The GTC conference — Nvidia’s annual GPU Technology Conference — is another powerful networking channel. The event attracts thousands of engineers, researchers, and product leaders from Nvidia and its ecosystem. Attending as a student or independent developer, asking thoughtful questions after technical sessions, and connecting with Nvidia engineers on LinkedIn afterward puts you in front of decision-makers in a context where they are already engaged and open to conversation. For engineers who are serious about joining Nvidia, GTC attendance is one of the most efficient investments of time and money available.

For students still in school, Nvidia runs a well-funded internship program that targets top computer science and electrical engineering programs nationally. Nvidia internships are among the highest-compensated in the semiconductor industry, and the conversion rate from internship to full-time offer for strong performers is significant. If Nvidia is your target employer, pursuing an internship during your junior or senior year is dramatically more effective than applying cold for full-time roles after graduation. Intern applications open in the fall for the following summer cycle, and early applications receive priority attention.

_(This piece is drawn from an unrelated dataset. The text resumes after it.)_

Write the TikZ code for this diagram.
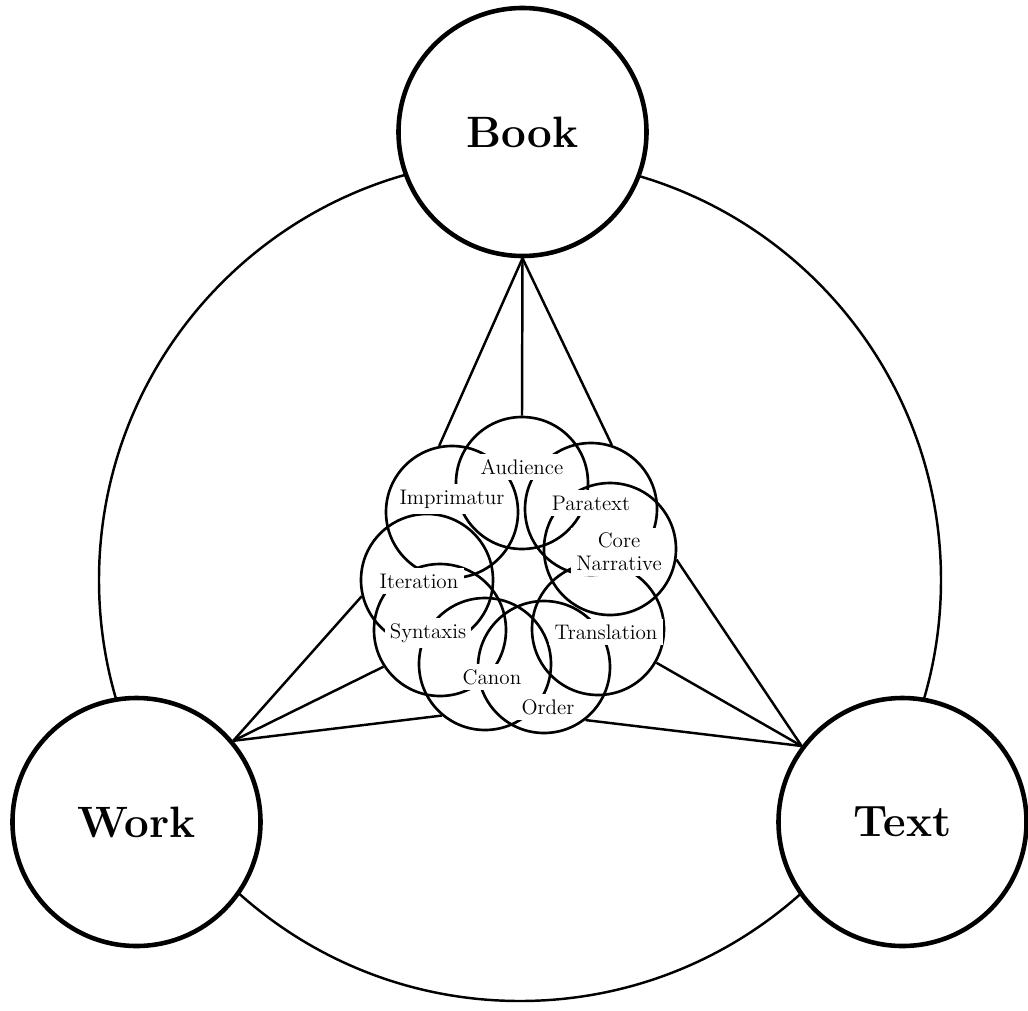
\documentclass[tikz,border=0pt]{standalone}
\usepackage{tikz}
\usetikzlibrary{positioning,
  calc}

\begin{document}
\begin{tikzpicture}[
    big/.style={circle, draw, line width=2.6pt, fill=white, minimum size=4.96cm,
      inner sep=0pt, font=\fontsize{25}{30}\selectfont\bfseries},
    ring/.style={circle, draw, line width=1.5pt, minimum size=2.64cm, inner sep=0pt},
    tag/.style={fill=white, inner sep=3pt, align=center,
      font=\fontsize{12}{13}\selectfont},
    link/.style={line width=1.4pt}
  ]

  \useasboundingbox (-10.4,-8.6) rectangle (10.16,11.6);

  % Outer circle
  \draw [line width=1.4pt] (0,0) circle (8.42);

  % Main nodes (white fill hides the outer circle)
  \node [big] (book) at (0.05,8.96)   {Book};
  \node [big] (work) at (-7.67,-4.84) {Work};
  \node [big] (text) at (7.65,-4.84)  {Text};

  % Ring of small circles
  \node [ring] (aud) at (0.04,1.94)   {};
  \node [ring] (par) at (1.42,1.42)   {};
  \node [ring] (cor) at (1.80,0.62)   {};
  \node [ring] (tra) at (1.56,-0.98)  {};
  \node [ring] (ord) at (0.48,-1.74)  {};
  \node [ring] (can) at (-0.70,-1.68) {};
  \node [ring] (syn) at (-1.60,-1.00) {};
  \node [ring] (ite) at (-1.86,0.00)  {};
  \node [ring] (imp) at (-1.36,1.36)  {};

  % Links from the main nodes
  \draw [link] (book.south) -- (imp.101);
  \draw [link] (book.south) -- (aud.90);
  \draw [link] (book.south) -- (par.72);

  \draw [link] (work.40) -- (ite.194);
  \draw [link] (work.40) -- (syn.213);
  \draw [link] (work.40) -- (can.230);

  \draw [link] (text.143) -- (cor.351);
  \draw [link] (text.143) -- (tra.330);
  \draw [link] (text.143) -- (ord.308);

  % Labels
  \node [tag] (aud-t) at (0.04,2.26)   {Audience};
  \node [tag] (imp-t) at (-1.36,1.62)  {Imprimatur};
  \node [tag] (par-t) at (1.42,1.54)   {Paratext};
  \node [tag] (cor-t) at (1.98,0.56)   {Core\\Narrative};
  \node [tag] (ite-t) at (-2.02,-0.02) {Iteration};
  \node [tag] (syn-t) at (-1.84,-1.06) {Syntaxis};
  \node [tag] (tra-t) at (1.72,-1.04)  {Translation};
  \node [tag] (can-t) at (-0.56,-1.94) {Canon};
  \node [tag] (ord-t) at (0.56,-2.54)  {Order};

\end{tikzpicture}
\end{document}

For experienced candidates, the most effective application strategy combines a strong tailored resume with a warm introduction. Nvidia employees receive a referral bonus for successful hires, which creates genuine motivation to refer qualified candidates. Identify first or second-degree LinkedIn connections who work at Nvidia, reach out with a specific and respectful message, and ask whether they would be willing to refer you if your background seems like a fit. This approach requires more effort than a standard application but produces a meaningfully higher callback rate.